The project relies on AMP HTML, a new open framework built entirely out of existing web technologies. According to the company’s spokespersons, the same content distributed on Google search results, on Google Now, and on Google News will appear now on mobiles.

Google’s VP of engineering, David Besbris explained in a press release that the AMP “knows how to do all the great modern stuff that you need on webpages like slideshows and it does it very, very well. It does not mean the code is enforcing a template on the publishers.”

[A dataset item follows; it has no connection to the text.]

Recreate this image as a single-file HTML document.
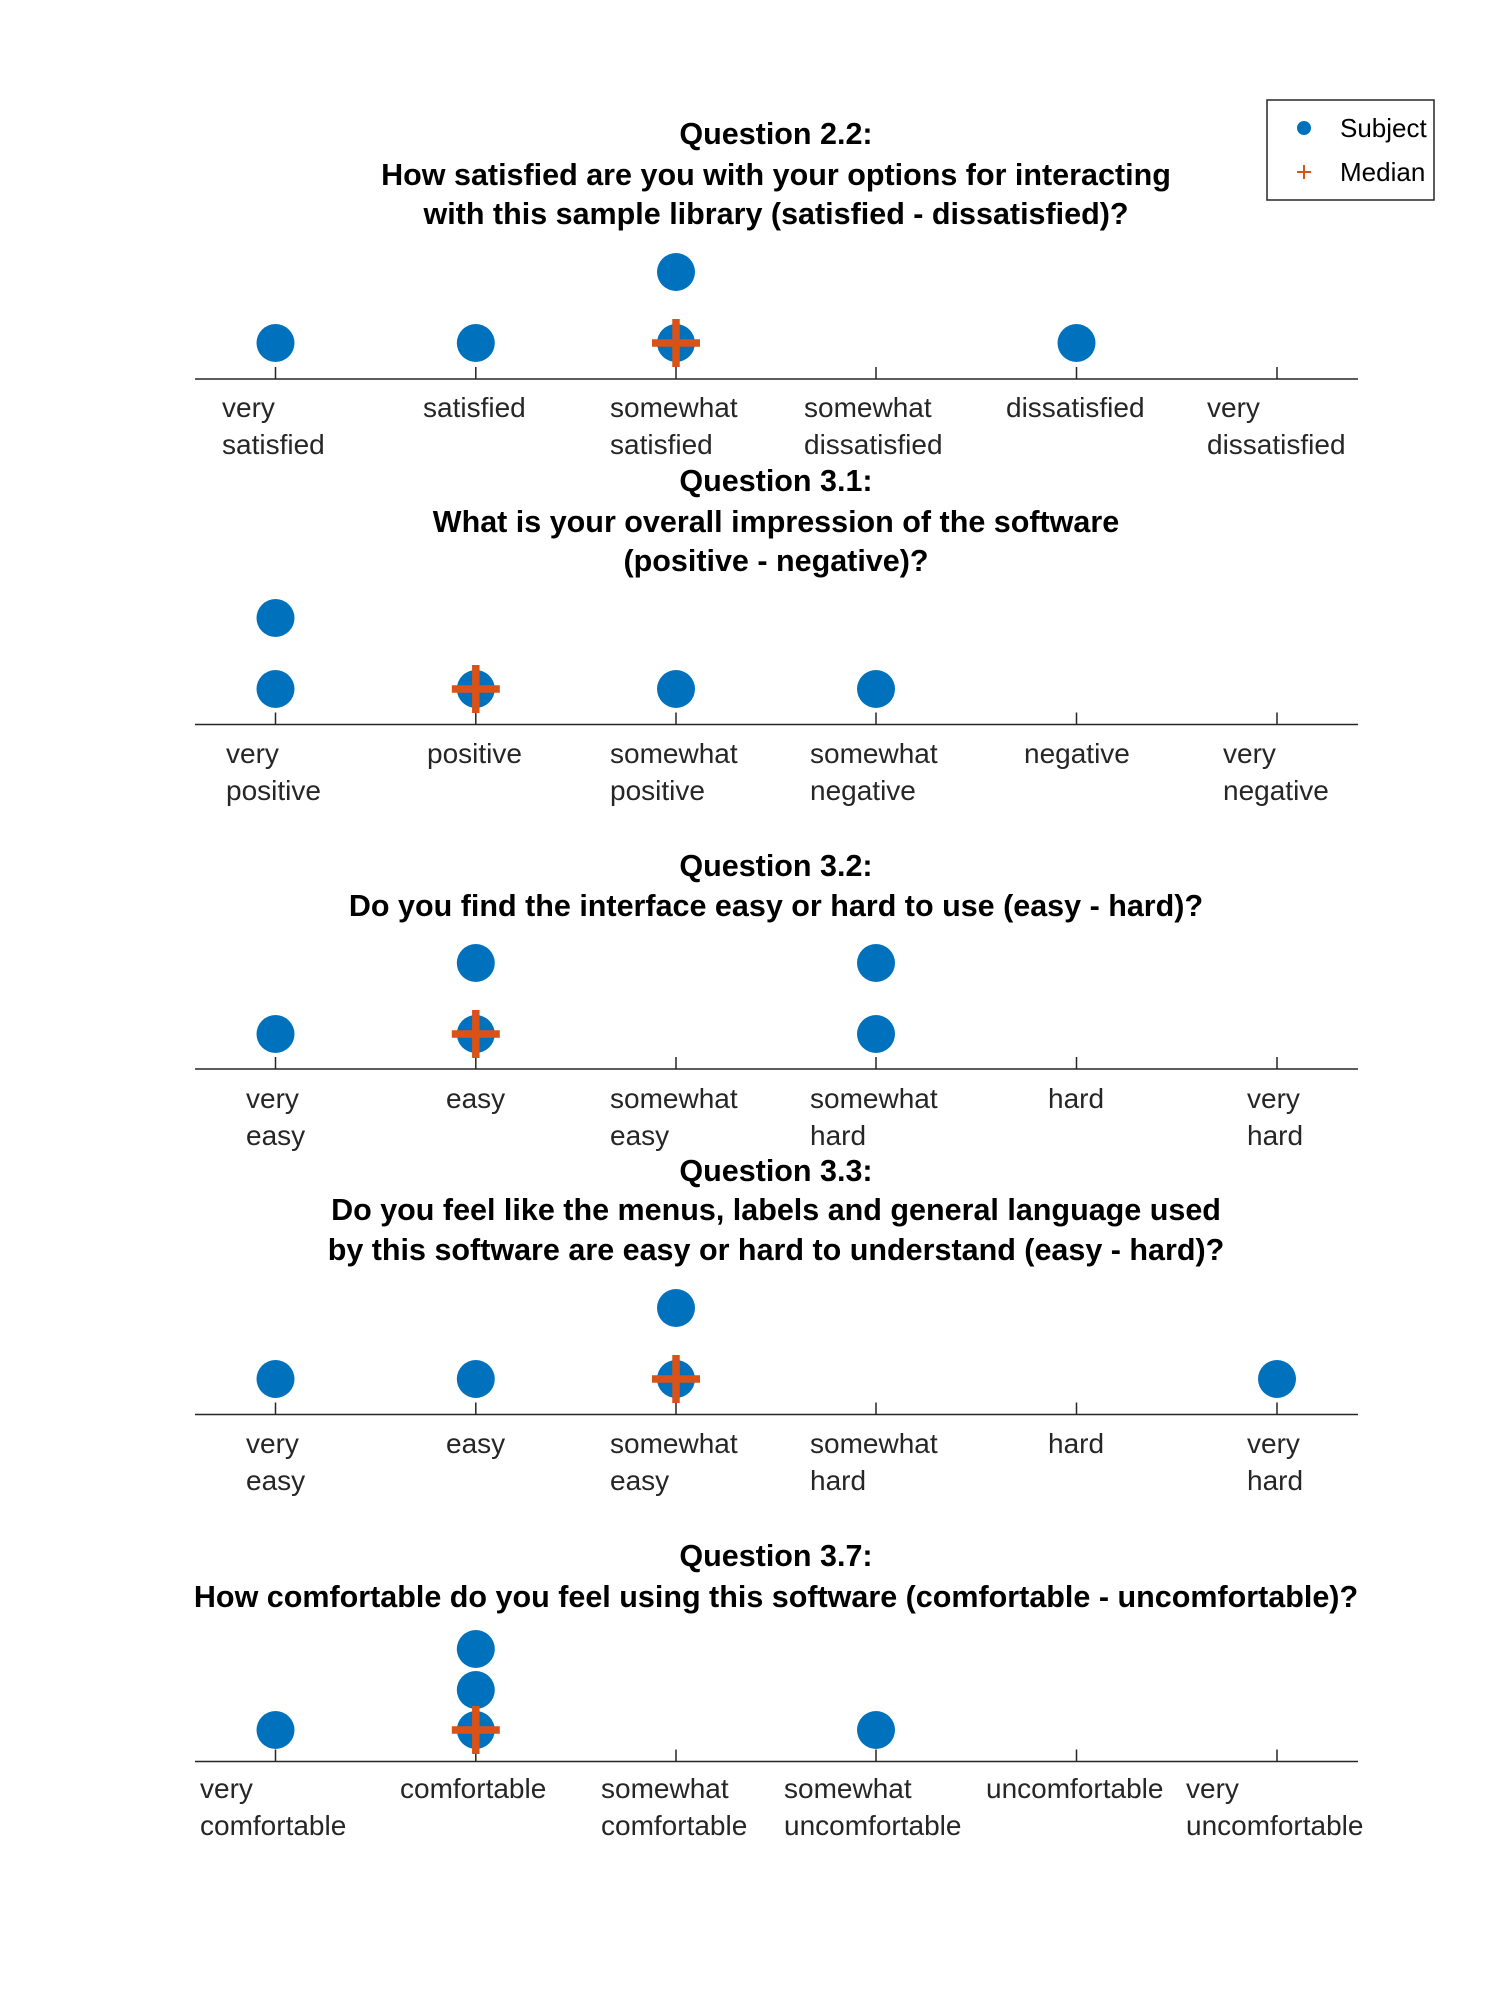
<!DOCTYPE html>
<html><head><meta charset="utf-8"><style>
html,body{margin:0;padding:0;background:#fff;width:1500px;height:2000px;overflow:hidden}
svg text{font-family:"Liberation Sans",Arial,sans-serif}
.t{font-size:30.5px;font-weight:bold;fill:#000;text-anchor:middle}
.l{font-size:28px;fill:#262626}
.lg{font-size:26px;fill:#000}
.ax{stroke:#262626;stroke-width:1.5}
.d{fill:#0072BD}
.m{stroke:#D95319;stroke-width:7.5}
</style></head><body>
<svg width="1500" height="2000" viewBox="0 0 1500 2000" xmlns="http://www.w3.org/2000/svg">
<!-- Legend -->
<rect x="1267" y="100" width="167" height="100" fill="#fff" stroke="#262626" stroke-width="1.5"/>
<circle cx="1304" cy="128" r="7" class="d"/>
<text x="1340" y="137" class="lg">Subject</text>
<path d="M1297 172h14M1304 165v14" stroke="#D95319" stroke-width="2"/>
<text x="1340" y="181" class="lg">Median</text>

<!-- Panel 1 -->
<text x="776" y="144" class="t">Question 2.2:</text>
<text x="776" y="185" class="t">How satisfied are you with your options for interacting</text>
<text x="776" y="224" class="t">with this sample library (satisfied - dissatisfied)?</text>
<g class="ax"><path d="M195 379H1358M275.5 379v-12M475.8 379v-12M676 379v-12M876 379v-12M1076.5 379v-12M1277 379v-12"/></g>
<circle cx="275.5" cy="343" r="19" class="d"/><circle cx="475.8" cy="343" r="19" class="d"/><circle cx="676" cy="343" r="19" class="d"/><circle cx="676" cy="272" r="19" class="d"/><circle cx="1076.5" cy="343" r="19" class="d"/>
<path d="M652 343h48M676 319v48" class="m"/>
<g class="l"><text x="222" y="417">very</text><text x="222" y="454">satisfied</text><text x="423" y="417">satisfied</text><text x="610" y="417">somewhat</text><text x="610" y="454">satisfied</text><text x="804" y="417">somewhat</text><text x="804" y="454">dissatisfied</text><text x="1006" y="417">dissatisfied</text><text x="1207" y="417">very</text><text x="1207" y="454">dissatisfied</text></g>

<!-- Panel 2 -->
<text x="776" y="491" class="t">Question 3.1:</text>
<text x="776" y="532" class="t">What is your overall impression of the software</text>
<text x="776" y="571" class="t">(positive - negative)?</text>
<g class="ax"><path d="M195 724.5H1358M275.5 724.5v-12M475.8 724.5v-12M676 724.5v-12M876 724.5v-12M1076.5 724.5v-12M1277 724.5v-12"/></g>
<circle cx="275.5" cy="689" r="19" class="d"/><circle cx="275.5" cy="618" r="19" class="d"/><circle cx="475.8" cy="689" r="19" class="d"/><circle cx="676" cy="689" r="19" class="d"/><circle cx="876" cy="689" r="19" class="d"/>
<path d="M451.8 689h48M475.8 665v48" class="m"/>
<g class="l"><text x="226" y="763">very</text><text x="226" y="800">positive</text><text x="427" y="763">positive</text><text x="610" y="763">somewhat</text><text x="610" y="800">positive</text><text x="810" y="763">somewhat</text><text x="810" y="800">negative</text><text x="1024" y="763">negative</text><text x="1223" y="763">very</text><text x="1223" y="800">negative</text></g>

<!-- Panel 3 -->
<text x="776" y="876" class="t">Question 3.2:</text>
<text x="776" y="916" class="t">Do you find the interface easy or hard to use (easy - hard)?</text>
<g class="ax"><path d="M195 1069H1358M275.5 1069v-12M475.8 1069v-12M676 1069v-12M876 1069v-12M1076.5 1069v-12M1277 1069v-12"/></g>
<circle cx="275.5" cy="1034" r="19" class="d"/><circle cx="475.8" cy="1034" r="19" class="d"/><circle cx="475.8" cy="963" r="19" class="d"/><circle cx="876" cy="1034" r="19" class="d"/><circle cx="876" cy="963" r="19" class="d"/>
<path d="M451.8 1034h48M475.8 1010v48" class="m"/>
<g class="l"><text x="246" y="1108">very</text><text x="246" y="1145">easy</text><text x="446" y="1108">easy</text><text x="610" y="1108">somewhat</text><text x="610" y="1145">easy</text><text x="810" y="1108">somewhat</text><text x="810" y="1145">hard</text><text x="1048" y="1108">hard</text><text x="1247" y="1108">very</text><text x="1247" y="1145">hard</text></g>

<!-- Panel 4 -->
<text x="776" y="1181" class="t">Question 3.3:</text>
<text x="776" y="1220" class="t">Do you feel like the menus, labels and general language used</text>
<text x="776" y="1260" class="t">by this software are easy or hard to understand (easy - hard)?</text>
<g class="ax"><path d="M195 1414.5H1358M275.5 1414.5v-12M475.8 1414.5v-12M676 1414.5v-12M876 1414.5v-12M1076.5 1414.5v-12M1277 1414.5v-12"/></g>
<circle cx="275.5" cy="1379" r="19" class="d"/><circle cx="475.8" cy="1379" r="19" class="d"/><circle cx="676" cy="1379" r="19" class="d"/><circle cx="676" cy="1308" r="19" class="d"/><circle cx="1277" cy="1379" r="19" class="d"/>
<path d="M652 1379h48M676 1355v48" class="m"/>
<g class="l"><text x="246" y="1453">very</text><text x="246" y="1490">easy</text><text x="446" y="1453">easy</text><text x="610" y="1453">somewhat</text><text x="610" y="1490">easy</text><text x="810" y="1453">somewhat</text><text x="810" y="1490">hard</text><text x="1048" y="1453">hard</text><text x="1247" y="1453">very</text><text x="1247" y="1490">hard</text></g>

<!-- Panel 5 -->
<text x="776" y="1566" class="t">Question 3.7:</text>
<text x="776" y="1607" class="t">How comfortable do you feel using this software (comfortable - uncomfortable)?</text>
<g class="ax"><path d="M195 1761.5H1358M275.5 1761.5v-12M475.8 1761.5v-12M676 1761.5v-12M876 1761.5v-12M1076.5 1761.5v-12M1277 1761.5v-12"/></g>
<circle cx="275.5" cy="1730" r="19" class="d"/><circle cx="475.8" cy="1730" r="19" class="d"/><circle cx="475.8" cy="1690" r="19" class="d"/><circle cx="475.8" cy="1649" r="19" class="d"/><circle cx="876" cy="1730" r="19" class="d"/>
<path d="M451.8 1730h48M475.8 1706v48" class="m"/>
<g class="l"><text x="200" y="1798">very</text><text x="200" y="1835">comfortable</text><text x="400" y="1798">comfortable</text><text x="601" y="1798">somewhat</text><text x="601" y="1835">comfortable</text><text x="784" y="1798">somewhat</text><text x="784" y="1835">uncomfortable</text><text x="986" y="1798">uncomfortable</text><text x="1186" y="1798">very</text><text x="1186" y="1835">uncomfortable</text></g>
</svg>
</body></html>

“The competition in this sphere is really heating up, you’ve got Apple News format, Instant Articles, Google AMP. All these formats are competing with each other to some extent but they are also differentiated and each one has a different take on it, which is great for publishers”, said Ninemsn editor-in-chief and publisher Hal Crawford, according to Mumbrella.

Other details, as of how advertising will work within AMP, are unclear, though it is known that pages will load before the ads. It is also known that the publishers will be free to use any tools they wish to sell advertising alongside the web’s content.

On the other side, this new feature will also help to prevent consumers from using ad-blocking tools. “I don’t think Google was attempting to address ad blocking here, but it’s in-line with what ad blockers are capitalizing on,” Grant Whitmore, executive vice president of digital at New York newspaper Daily News, said in a press release. “Ad blocking gives you a better interface that’s faster. Google’s taking a more publisher-friendly approach that achieves the same thing.”

Daily News’ Mr. Whitmore said his company and other publishers are already in talks with Google around what ad formats may or may not include. He also said that publishers retain complete control of their AMP pages.